A en croire celui-ci, le 7 septembre, 11 camions sont rentrés avec du butane et une dizaine était annoncée le 10 septembre. Face aux accusations de manque de prévision, le communicateur a fait remarquer qu’il y a 1500 tonnes toujours bloquées à Cotonou du fait des travaux qui y ont lieu. La principale source d’approvisionnement, le port de Cotonou, étant fermée, la SONABHY s’est tournée vers la Côte d’Ivoire qui, malheureusement, connaît des problèmes et ne veut pas les “aggraver en cette période de précampagne”. Néanmoins, elle a consenti à nous fournir, selon le communicateur, 200 tonnes par semaine.

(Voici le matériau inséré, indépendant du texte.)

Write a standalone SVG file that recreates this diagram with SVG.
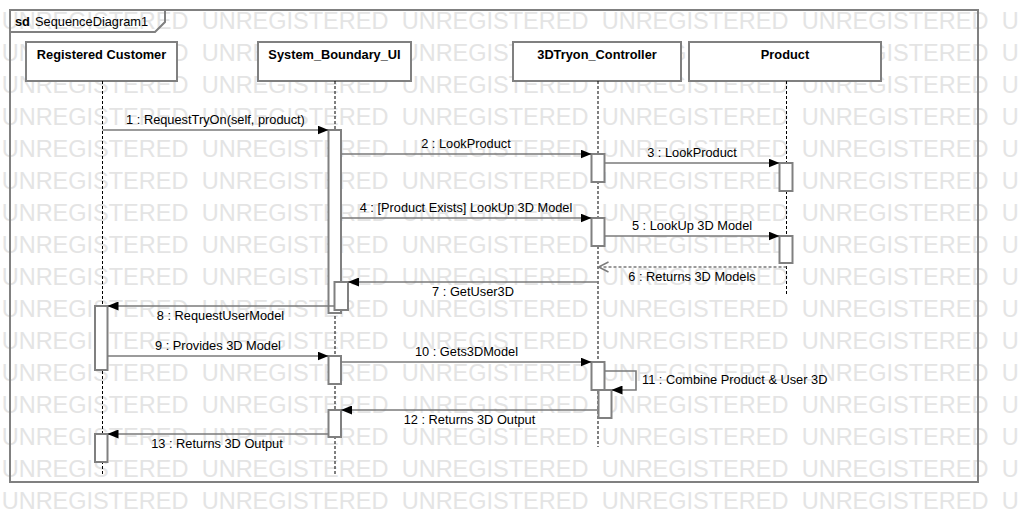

Au Ghana, la consommation de butane est plus forte, surtout que certains véhicules l’utilisent comme carburant. Le directeur de l’exploitation de la SONABHY, Hilaire Kaboré, est reparti au pays d’Houphouët pour poursuivre les négociations. Pour Joseph Sama, si l’accord entre nos deux pays tient, le problème sera jugulé. Selon lui, si jusque-là on se bouscule sur le terrain, c’est parce que beaucoup veulent faire des provisions ne sachant pas quand on retournera à la situation normale.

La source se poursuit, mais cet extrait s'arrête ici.